Edit and create HTML file using Python

2019-01-18 15:22发布

问题:

I am really new to Python. I am currently working on an assignment for creating an HTML file using python. I understand how to read an HTML file into python and then edit and save it.

table_file = open('abhi.html', 'w')
table_file.write('<!DOCTYPE html><html><body>')
table_file.close()

The problem with the above piece is it's just replacing the whole HTML file and putting the string inside write(). How can I edit the file and the same time keep it's content intact.
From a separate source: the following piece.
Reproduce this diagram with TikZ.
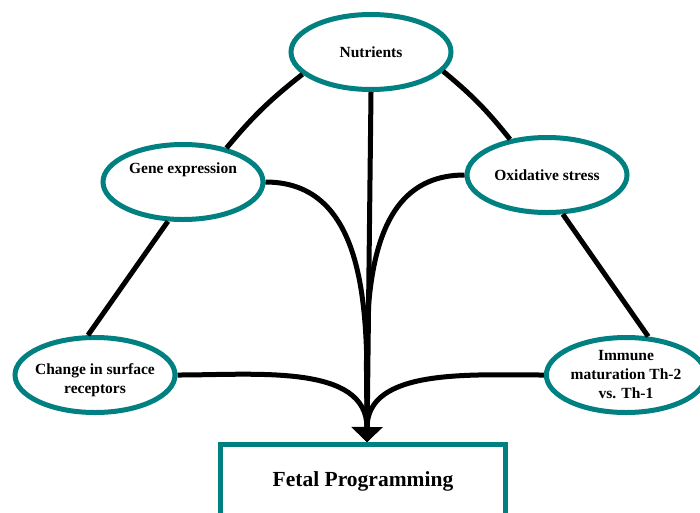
\documentclass[tikz,border=0pt]{standalone}
\usepackage{fontspec}
\setmainfont{Liberation Serif}
\usetikzlibrary{shapes.geometric, arrows.meta}
\definecolor{tealring}{RGB}{0,128,128}

\begin{document}
\begin{tikzpicture}[x=1pt, y=1pt,
    factor/.style={draw=tealring, line width=5pt, ellipse, minimum width=160pt, minimum height=75pt, inner sep=1pt, align=center, font=\fontsize{15.5}{19}\selectfont\bfseries},
    outcome/.style={draw=tealring, line width=5pt, rectangle, minimum width=285pt, minimum height=73pt, font=\fontsize{21.5}{25}\selectfont\bfseries},
    link/.style={line width=5pt},
    feed/.style={line width=5pt, -{Triangle[length=15pt, width=30pt]}}]
    \useasboundingbox (0,0) rectangle (700,-512);

    % Factors
    \node[factor] (nutrients) at (371,-52) {Nutrients};
    \node[factor, text depth=27pt] (gene_expression) at (183,-182) {Gene expression};
    \node[factor] (oxidative_stress) at (547,-175) {Oxidative stress};
    \node[factor, inner xsep=-5pt, text height=40pt, text depth=3pt] (surface_receptors) at (95,-375) {Change in surface\\receptors};
    \node[factor, minimum width=152pt] (immune_maturation) at (626,-375) {Immune\\maturation Th-2\\vs. Th-1};

    % Fetal Programming
    \node[outcome] (fetal_programming) at (363,-481) {Fetal Programming};
    \coordinate (tip) at ([xshift=4pt]fetal_programming.north);

    % Links between factors
    \draw[link] (nutrients.198) to[bend right=6] (gene_expression.38);
    \draw[link] (nutrients.345) to[bend left=6] (oxidative_stress.136);
    \draw[link] (gene_expression.249) -- (surface_receptors.100);
    \draw[link] (oxidative_stress.292) -- (immune_maturation.60);

    % Arrows
    \draw[feed] (nutrients.south) -- (tip);
    \draw[feed] (gene_expression.east) to[out=0, in=90] (tip);
    \draw[feed] (oxidative_stress.west) to[out=180, in=90] (tip);
    \draw[feed] (surface_receptors.east) to[out=0, in=90] (tip);
    \draw[feed] (immune_maturation.west) to[out=180, in=90] (tip);
\end{tikzpicture}
\end{document}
I mean, writing something like this, but inside the body tags

<link rel="icon" type="image/png" href="img/tor.png">

I need the link to automatically go in between the opening and closing body tags.

回答1:

You probably want to read up on BeautifulSoup:

import bs4

# load the file
with open("existing_file.html") as inf:
    txt = inf.read()
    soup = bs4.BeautifulSoup(txt)

# create new link
new_link = soup.new_tag("link", rel="icon", type="image/png", href="img/tor.png")
# insert it into the document
soup.head.append(new_link)

# save the file again
with open("existing_file.html", "w") as outf:
    outf.write(str(soup))

Given a file like

<html>
<head>
  <title>Test</title>
</head>
<body>
  <p>What's up, Doc?</p>
</body>
</html>  

this produces

<html>
<head>
<title>Test</title>
<link href="img/tor.png" rel="icon" type="image/png"/></head>
<body>
<p>What's up, Doc?</p>
</body>
</html> 

(note: it has munched the whitespace, but gotten the html structure correct).



回答2:

You are using write (w) mode which will erase the existing file (https://docs.python.org/2/tutorial/inputoutput.html#reading-and-writing-files). Use append (a) mode instead:

table_file = open('abhi.html', 'a')